We really went frame by frame through all of that Camp Jened footage and decided, okay, this little bit of rumbling mic-handholding noise, it’s on top of the words, it’s distracting, let’s take it out. But this other little moment where this kid takes the mic and is just laughing and screaming into it and it’s all distorted, we could have taken out that distortion but that would have taken some of the character out of the moment. It was really a balance of keeping the integrity of the original audio while also making it sound like a polished film. I also have to add that Jim did a brilliant job in the final mix putting all of those elements together.
Do you ever need to replace dialogue with overdubbing?

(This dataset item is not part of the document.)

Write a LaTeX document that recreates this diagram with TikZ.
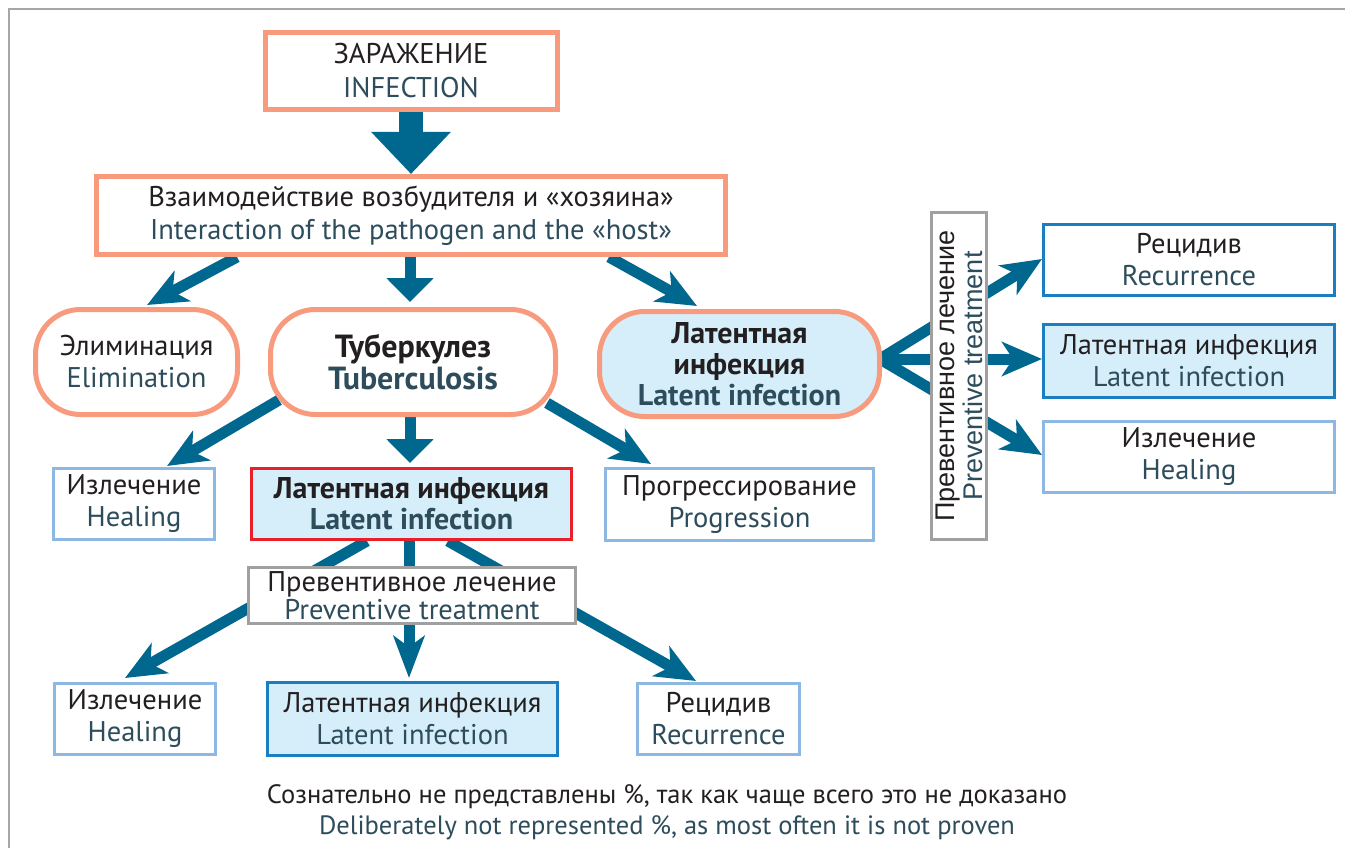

We don’t do that, no. We don’t mess with archival dialogue. The only time that we might enhance it is if it was background dialogue. If there was archival footage where someone is talking on camera but behind them you see some kids playing or talking or laughing. We might add a little bit of background chatter or playfulness or dialogue or whatever is happening in the scene. But for primary dialogue, we don’t really mess with that too much.
One thing we might do occasionally in the dialogue edit is, if a line is delivered poorly or if the microphone cuts out for whatever reason in a piece of archival footage, we might go and take syllables from other words within that dialogue spoken by the same person, re-edit them to fill out the gaps of a bad recording. That gets a little bit forensic. But it’s fun to do dialogue surgery like that.
Your work is supposed to be invisible, but would you like there to be more recognition given to documentary sound or is it rewarding just for viewers not to notice what you’ve achieved?
A good sound mix for a documentary is if no one is noticing or paying attention to the fact that any work was done whatsoever. It’s different for narrative films and commercials because you get to go a little more outrageous with the sound design. But a documentary, the sound design always has to be behind everything else.
We’ve run our company for 20 years solely on word of mouth, and I think that’s because people don’t watch a documentary and say, “Gosh, that was a great mix.” They walk away and say, “What a story,” or “I didn’t know about this thing; that was so incredible.” They never stop and say, “Man, that Foley that I couldn’t notice was there was sure well done.” It’s a testament to our team that for 20 years we’ve stayed in business just on word of mouth because our work is invisible.
Crip Camp is now streaming on Netflix.